In the United States, of course, the Constitution has checks and balances, and a President has some things they cannot do; they must get their measures through a potentially hostile, and separately elected Congress. Having done so, they may then see such a law struck down if it is not in accord with the Constitution. The United Kingdom has no such safeguards. A government elected on a minority vote will have more or less untramelled power, as it requires only a majority in Parliament, nothing more; the Lords can review and delay but not prevent legislation, and the head of state, by convention, does neither. In view of this it would appear essential that the composition of Parliament reflect popular voting intentions.

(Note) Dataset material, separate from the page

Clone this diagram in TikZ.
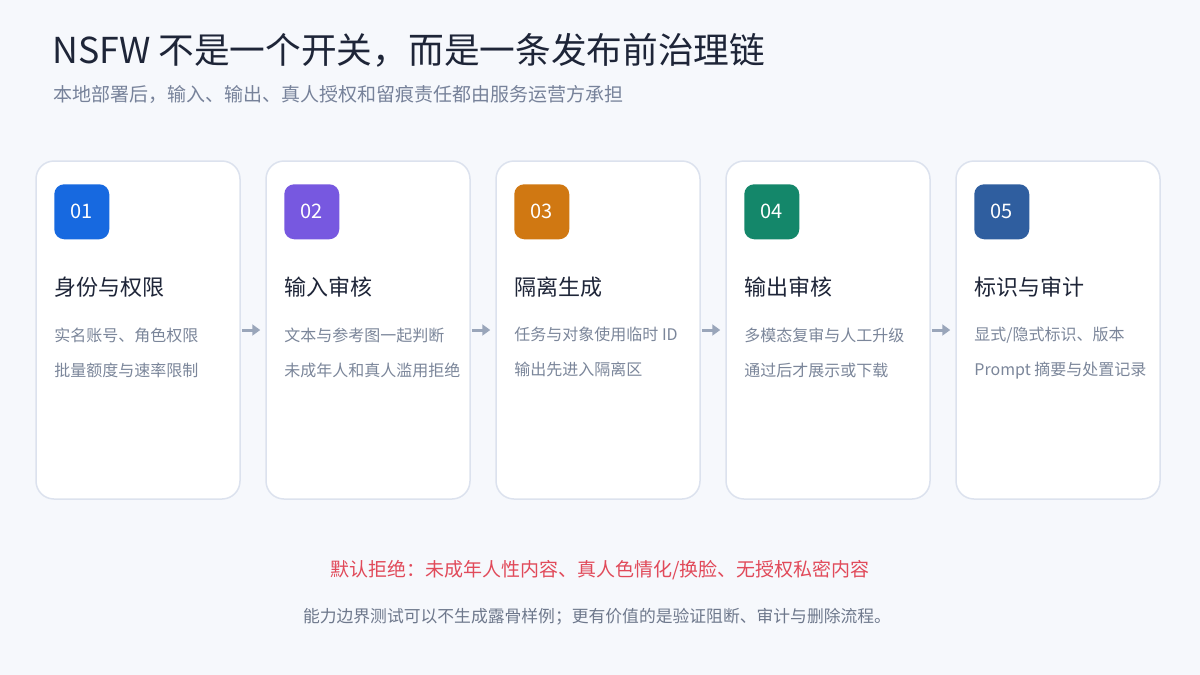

But it nowhere near does. The current government received the support of 37% of the voters at the last election, and only 24% of those registered to vote. Again, the culprit is the “winner-takes-all” electoral system.  According to the UK’s Electoral Reform Society (The 2015 General Election: A Voting System in Crisis), this was “the most disproportionate result in British election history. Labour saw their vote share increase while their number of seats collapsed. The Conservatives won an overall majority on a minority of the vote, and the Liberal Democrats lost nearly all their seats – despite winning 8% of the vote. The SNP won 50% of the Scottish vote share, but 95% of Scottish seats.” The anti-EU party, UKIP, won more than one in eight of the votes cast but just one seat.

These inequities have several consequences. The first is simply that the government of the day lacks legitimacy, which makes the UK marginal for being a democracy. The second is alienation; if your vote is not going to affect the issue in the constituency where you live, why would you vote? But also, why would you feel any loyalty to the State?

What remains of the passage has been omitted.